**Data shown:**
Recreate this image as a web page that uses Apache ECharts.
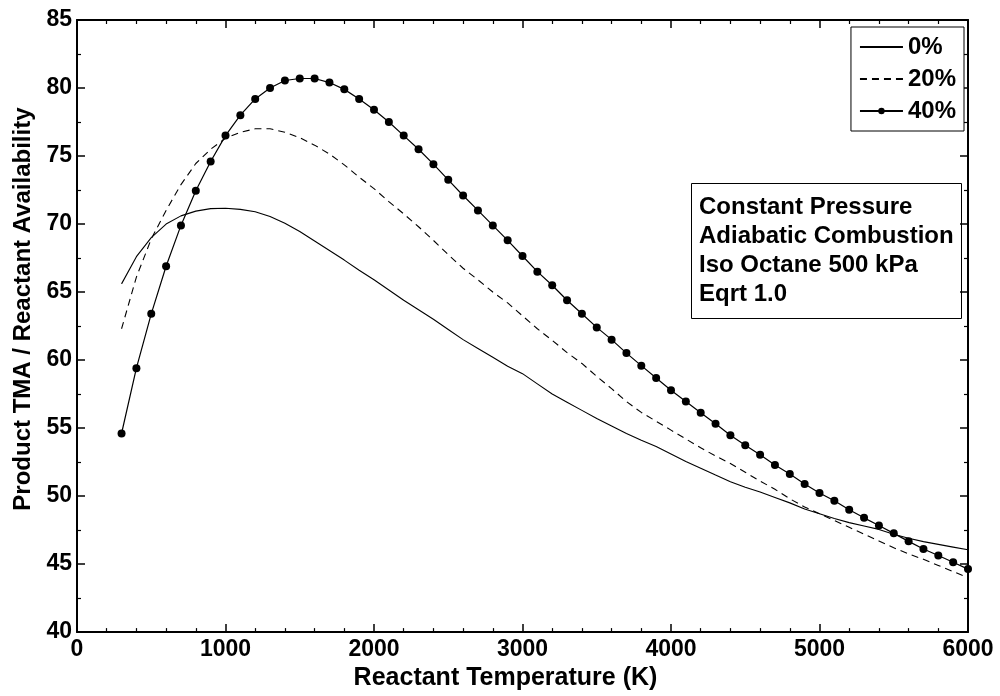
<!DOCTYPE html>
<html>
<head>
<meta charset="utf-8">
<script src="https://cdn.jsdelivr.net/npm/echarts@6/dist/echarts.min.js"></script>
<style>
html,body{margin:0;padding:0;background:#fff;}
#chart{width:1000px;height:696px;}
</style>
</head>
<body>
<div id="chart"></div>
<script>
// Reactant temperature (K)
const temps40 = [300,400,500,600,700,800,900,1000,1100,1200,1300,1400,1500,1600,1700,1800,1900,2000,
  2100,2200,2300,2400,2500,2600,2700,2800,2900,3000,3100,3200,3300,3400,3500,3600,3700,3800,3900,4000,
  4100,4200,4300,4400,4500,4600,4700,4800,4900,5000,5100,5200,5300,5400,5500,5600,5700,5800,5900,6000];
const tempsCurve = temps40;

// Series values (Product TMA / Reactant Availability)
const s0 = [65.6,67.6,69.0,70.0,70.6,70.95,71.13,71.16,71.08,70.9,70.55,70.05,69.45,68.75,68.05,67.35,66.6,65.9,
  65.15,64.4,63.7,63.0,62.25,61.5,60.85,60.2,59.55,59.0,58.25,57.5,56.9,56.3,55.7,55.15,54.6,54.1,53.65,53.1,
  52.55,52.05,51.55,51.06,50.65,50.3,49.9,49.5,49.05,48.7,48.35,48.05,47.8,47.55,47.2,46.9,46.65,46.45,46.25,46.05];
const s20 = [62.3,66.1,68.9,71.0,72.9,74.45,75.5,76.3,76.75,77.0,77.0,76.75,76.35,75.8,75.15,74.35,73.45,72.6,
  71.65,70.75,69.8,68.8,67.75,66.75,65.9,65.0,64.2,63.25,62.3,61.45,60.55,59.75,58.8,57.9,56.95,56.15,55.5,54.85,
  54.2,53.55,52.95,52.4,51.75,51.1,50.5,49.8,49.2,48.7,48.2,47.7,47.2,46.7,46.2,45.75,45.35,44.9,44.45,44.0];
const s40 = [54.6,59.4,63.4,66.9,69.9,72.45,74.6,76.5,78.0,79.2,80.0,80.55,80.7,80.7,80.4,79.9,79.2,78.4,
  77.5,76.5,75.5,74.4,73.25,72.1,71.0,69.9,68.8,67.65,66.5,65.5,64.4,63.4,62.4,61.5,60.51,59.59,58.68,57.78,
  56.95,56.13,55.32,54.47,53.74,53.03,52.28,51.62,50.89,50.23,49.65,48.99,48.4,47.84,47.26,46.67,46.11,45.63,45.14,44.63];

const seriesNames = ['0%','20%','40%'];
const xTitle = 'Reactant Temperature (K)';
const yTitle = 'Product TMA / Reactant Availability';
const noteLines = ['Constant Pressure','Adiabatic Combustion','Iso Octane 500 kPa','Eqrt 1.0'];

const FONT = '"Liberation Sans", Arial, sans-serif';
const pairs = (xs, ys) => xs.map((x, i) => [x, ys[i]]);

const axisCommon = {
  type: 'value',
  axisLine: { show: true, onZero: false, lineStyle: { color: '#000', width: 2 } },
  axisTick: { show: true, inside: true, length: 8, lineStyle: { color: '#000', width: 1.5 } },
  minorTick: { show: true, length: 4, lineStyle: { color: '#000', width: 1.2 } },
  splitLine: { show: false },
  minorSplitLine: { show: false }
};
const plainNum = v => String(v);
const hiddenDot = { color: 'rgba(0,0,0,0)', borderWidth: 0, opacity: 0 };

const chart = echarts.init(document.getElementById('chart'), null, { renderer: 'canvas' });
chart.setOption({
  animation: false,
  backgroundColor: '#fff',
  textStyle: { fontFamily: FONT },
  grid: { left: 77, right: 32, top: 20, bottom: 59, containLabel: false },
  title: {
    text: noteLines.join('\n'),
    left: 691, top: 183,
    padding: [10, 8, 10, 8],
    borderColor: '#000', borderWidth: 1,
    textStyle: { fontFamily: FONT, fontSize: 24, fontWeight: 'bold', color: '#000', lineHeight: 29 }
  },
  legend: {
    data: [
      { name: seriesNames[0], itemStyle: hiddenDot },
      { name: seriesNames[1], itemStyle: hiddenDot },
      { name: seriesNames[2] }
    ],
    orient: 'vertical',
    right: 36, top: 27,
    padding: [8, 8, 8, 8],
    itemGap: 8,
    itemWidth: 43, itemHeight: 8,
    borderColor: '#000', borderWidth: 1,
    backgroundColor: '#fff',
    textStyle: { fontFamily: FONT, fontSize: 24, fontWeight: 'bold', color: '#000', lineHeight: 23 }
  },
  xAxis: [
    Object.assign({}, axisCommon, {
      min: 0, max: 6000, interval: 1000, position: 'bottom',
      minorTick: Object.assign({}, axisCommon.minorTick, { splitNumber: 5 }),
      axisLabel: { fontFamily: FONT, fontSize: 23, fontWeight: 'bold', color: '#000', margin: 6, formatter: plainNum },
      name: xTitle, nameLocation: 'middle', nameGap: 31,
      nameTextStyle: { fontFamily: FONT, fontSize: 25, fontWeight: 'bold', color: '#000', padding: [0, 34, 0, 0] }
    }),
    Object.assign({}, axisCommon, {
      min: 0, max: 6000, interval: 1000, position: 'top',
      minorTick: Object.assign({}, axisCommon.minorTick, { splitNumber: 5 }),
      axisLabel: { show: false }
    })
  ],
  yAxis: [
    Object.assign({}, axisCommon, {
      min: 40, max: 85, interval: 5, position: 'left',
      minorTick: Object.assign({}, axisCommon.minorTick, { splitNumber: 2 }),
      axisLabel: { fontFamily: FONT, fontSize: 23, fontWeight: 'bold', color: '#000', margin: 5, formatter: plainNum },
      name: yTitle, nameLocation: 'middle', nameGap: 42,
      nameTextStyle: { fontFamily: FONT, fontSize: 24, fontWeight: 'bold', color: '#000', padding: [0, 0, 0, 34] }
    }),
    Object.assign({}, axisCommon, {
      min: 40, max: 85, interval: 5, position: 'right',
      minorTick: Object.assign({}, axisCommon.minorTick, { splitNumber: 2 }),
      axisLabel: { show: false }
    })
  ],
  series: [
    {
      name: seriesNames[0], type: 'line', xAxisIndex: 0, yAxisIndex: 0,
      data: pairs(tempsCurve, s0),
      symbol: 'none', showSymbol: false,
      lineStyle: { color: '#000', width: 1.1 },
      itemStyle: { color: '#000' }
    },
    {
      name: seriesNames[1], type: 'line', xAxisIndex: 0, yAxisIndex: 0,
      data: pairs(tempsCurve, s20),
      symbol: 'none', showSymbol: false,
      lineStyle: { color: '#000', width: 1.1, type: [7, 5] },
      itemStyle: { color: '#000' }
    },
    {
      name: seriesNames[2], type: 'line', xAxisIndex: 0, yAxisIndex: 0,
      data: pairs(temps40, s40),
      symbol: 'circle', symbolSize: 8, showSymbol: true,
      lineStyle: { color: '#000', width: 1.2 },
      itemStyle: { color: '#000' }
    }
  ]
});
</script>
</body>
</html>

**To be done:** Print out the lines exactly, skipping any picture.

**Full response:**
Recreate this image as a web page that uses Apache ECharts.
<!DOCTYPE html>
<html>
<head>
<meta charset="utf-8">
<script src="https://cdn.jsdelivr.net/npm/echarts@6/dist/echarts.min.js"></script>
<style>
html,body{margin:0;padding:0;background:#fff;}
#chart{width:1000px;height:696px;}
</style>
</head>
<body>
<div id="chart"></div>
<script>
// Reactant temperature (K)
const temps40 = [300,400,500,600,700,800,900,1000,1100,1200,1300,1400,1500,1600,1700,1800,1900,2000,
  2100,2200,2300,2400,2500,2600,2700,2800,2900,3000,3100,3200,3300,3400,3500,3600,3700,3800,3900,4000,
  4100,4200,4300,4400,4500,4600,4700,4800,4900,5000,5100,5200,5300,5400,5500,5600,5700,5800,5900,6000];
const tempsCurve = temps40;

// Series values (Product TMA / Reactant Availability)
const s0 = [65.6,67.6,69.0,70.0,70.6,70.95,71.13,71.16,71.08,70.9,70.55,70.05,69.45,68.75,68.05,67.35,66.6,65.9,
  65.15,64.4,63.7,63.0,62.25,61.5,60.85,60.2,59.55,59.0,58.25,57.5,56.9,56.3,55.7,55.15,54.6,54.1,53.65,53.1,
  52.55,52.05,51.55,51.06,50.65,50.3,49.9,49.5,49.05,48.7,48.35,48.05,47.8,47.55,47.2,46.9,46.65,46.45,46.25,46.05];
const s20 = [62.3,66.1,68.9,71.0,72.9,74.45,75.5,76.3,76.75,77.0,77.0,76.75,76.35,75.8,75.15,74.35,73.45,72.6,
  71.65,70.75,69.8,68.8,67.75,66.75,65.9,65.0,64.2,63.25,62.3,61.45,60.55,59.75,58.8,57.9,56.95,56.15,55.5,54.85,
  54.2,53.55,52.95,52.4,51.75,51.1,50.5,49.8,49.2,48.7,48.2,47.7,47.2,46.7,46.2,45.75,45.35,44.9,44.45,44.0];
const s40 = [54.6,59.4,63.4,66.9,69.9,72.45,74.6,76.5,78.0,79.2,80.0,80.55,80.7,80.7,80.4,79.9,79.2,78.4,
  77.5,76.5,75.5,74.4,73.25,72.1,71.0,69.9,68.8,67.65,66.5,65.5,64.4,63.4,62.4,61.5,60.51,59.59,58.68,57.78,
  56.95,56.13,55.32,54.47,53.74,53.03,52.28,51.62,50.89,50.23,49.65,48.99,48.4,47.84,47.26,46.67,46.11,45.63,45.14,44.63];

const seriesNames = ['0%','20%','40%'];
const xTitle = 'Reactant Temperature (K)';
const yTitle = 'Product TMA / Reactant Availability';
const noteLines = ['Constant Pressure','Adiabatic Combustion','Iso Octane 500 kPa','Eqrt 1.0'];

const FONT = '"Liberation Sans", Arial, sans-serif';
const pairs = (xs, ys) => xs.map((x, i) => [x, ys[i]]);

const axisCommon = {
  type: 'value',
  axisLine: { show: true, onZero: false, lineStyle: { color: '#000', width: 2 } },
  axisTick: { show: true, inside: true, length: 8, lineStyle: { color: '#000', width: 1.5 } },
  minorTick: { show: true, length: 4, lineStyle: { color: '#000', width: 1.2 } },
  splitLine: { show: false },
  minorSplitLine: { show: false }
};
const plainNum = v => String(v);
const hiddenDot = { color: 'rgba(0,0,0,0)', borderWidth: 0, opacity: 0 };

const chart = echarts.init(document.getElementById('chart'), null, { renderer: 'canvas' });
chart.setOption({
  animation: false,
  backgroundColor: '#fff',
  textStyle: { fontFamily: FONT },
  grid: { left: 77, right: 32, top: 20, bottom: 59, containLabel: false },
  title: {
    text: noteLines.join('\n'),
    left: 691, top: 183,
    padding: [10, 8, 10, 8],
    borderColor: '#000', borderWidth: 1,
    textStyle: { fontFamily: FONT, fontSize: 24, fontWeight: 'bold', color: '#000', lineHeight: 29 }
  },
  legend: {
    data: [
      { name: seriesNames[0], itemStyle: hiddenDot },
      { name: seriesNames[1], itemStyle: hiddenDot },
      { name: seriesNames[2] }
    ],
    orient: 'vertical',
    right: 36, top: 27,
    padding: [8, 8, 8, 8],
    itemGap: 8,
    itemWidth: 43, itemHeight: 8,
    borderColor: '#000', borderWidth: 1,
    backgroundColor: '#fff',
    textStyle: { fontFamily: FONT, fontSize: 24, fontWeight: 'bold', color: '#000', lineHeight: 23 }
  },
  xAxis: [
    Object.assign({}, axisCommon, {
      min: 0, max: 6000, interval: 1000, position: 'bottom',
      minorTick: Object.assign({}, axisCommon.minorTick, { splitNumber: 5 }),
      axisLabel: { fontFamily: FONT, fontSize: 23, fontWeight: 'bold', color: '#000', margin: 6, formatter: plainNum },
      name: xTitle, nameLocation: 'middle', nameGap: 31,
      nameTextStyle: { fontFamily: FONT, fontSize: 25, fontWeight: 'bold', color: '#000', padding: [0, 34, 0, 0] }
    }),
    Object.assign({}, axisCommon, {
      min: 0, max: 6000, interval: 1000, position: 'top',
      minorTick: Object.assign({}, axisCommon.minorTick, { splitNumber: 5 }),
      axisLabel: { show: false }
    })
  ],
  yAxis: [
    Object.assign({}, axisCommon, {
      min: 40, max: 85, interval: 5, position: 'left',
      minorTick: Object.assign({}, axisCommon.minorTick, { splitNumber: 2 }),
      axisLabel: { fontFamily: FONT, fontSize: 23, fontWeight: 'bold', color: '#000', margin: 5, formatter: plainNum },
      name: yTitle, nameLocation: 'middle', nameGap: 42,
      nameTextStyle: { fontFamily: FONT, fontSize: 24, fontWeight: 'bold', color: '#000', padding: [0, 0, 0, 34] }
    }),
    Object.assign({}, axisCommon, {
      min: 40, max: 85, interval: 5, position: 'right',
      minorTick: Object.assign({}, axisCommon.minorTick, { splitNumber: 2 }),
      axisLabel: { show: false }
    })
  ],
  series: [
    {
      name: seriesNames[0], type: 'line', xAxisIndex: 0, yAxisIndex: 0,
      data: pairs(tempsCurve, s0),
      symbol: 'none', showSymbol: false,
      lineStyle: { color: '#000', width: 1.1 },
      itemStyle: { color: '#000' }
    },
    {
      name: seriesNames[1], type: 'line', xAxisIndex: 0, yAxisIndex: 0,
      data: pairs(tempsCurve, s20),
      symbol: 'none', showSymbol: false,
      lineStyle: { color: '#000', width: 1.1, type: [7, 5] },
      itemStyle: { color: '#000' }
    },
    {
      name: seriesNames[2], type: 'line', xAxisIndex: 0, yAxisIndex: 0,
      data: pairs(temps40, s40),
      symbol: 'circle', symbolSize: 8, showSymbol: true,
      lineStyle: { color: '#000', width: 1.2 },
      itemStyle: { color: '#000' }
    }
  ]
});
</script>
</body>
</html>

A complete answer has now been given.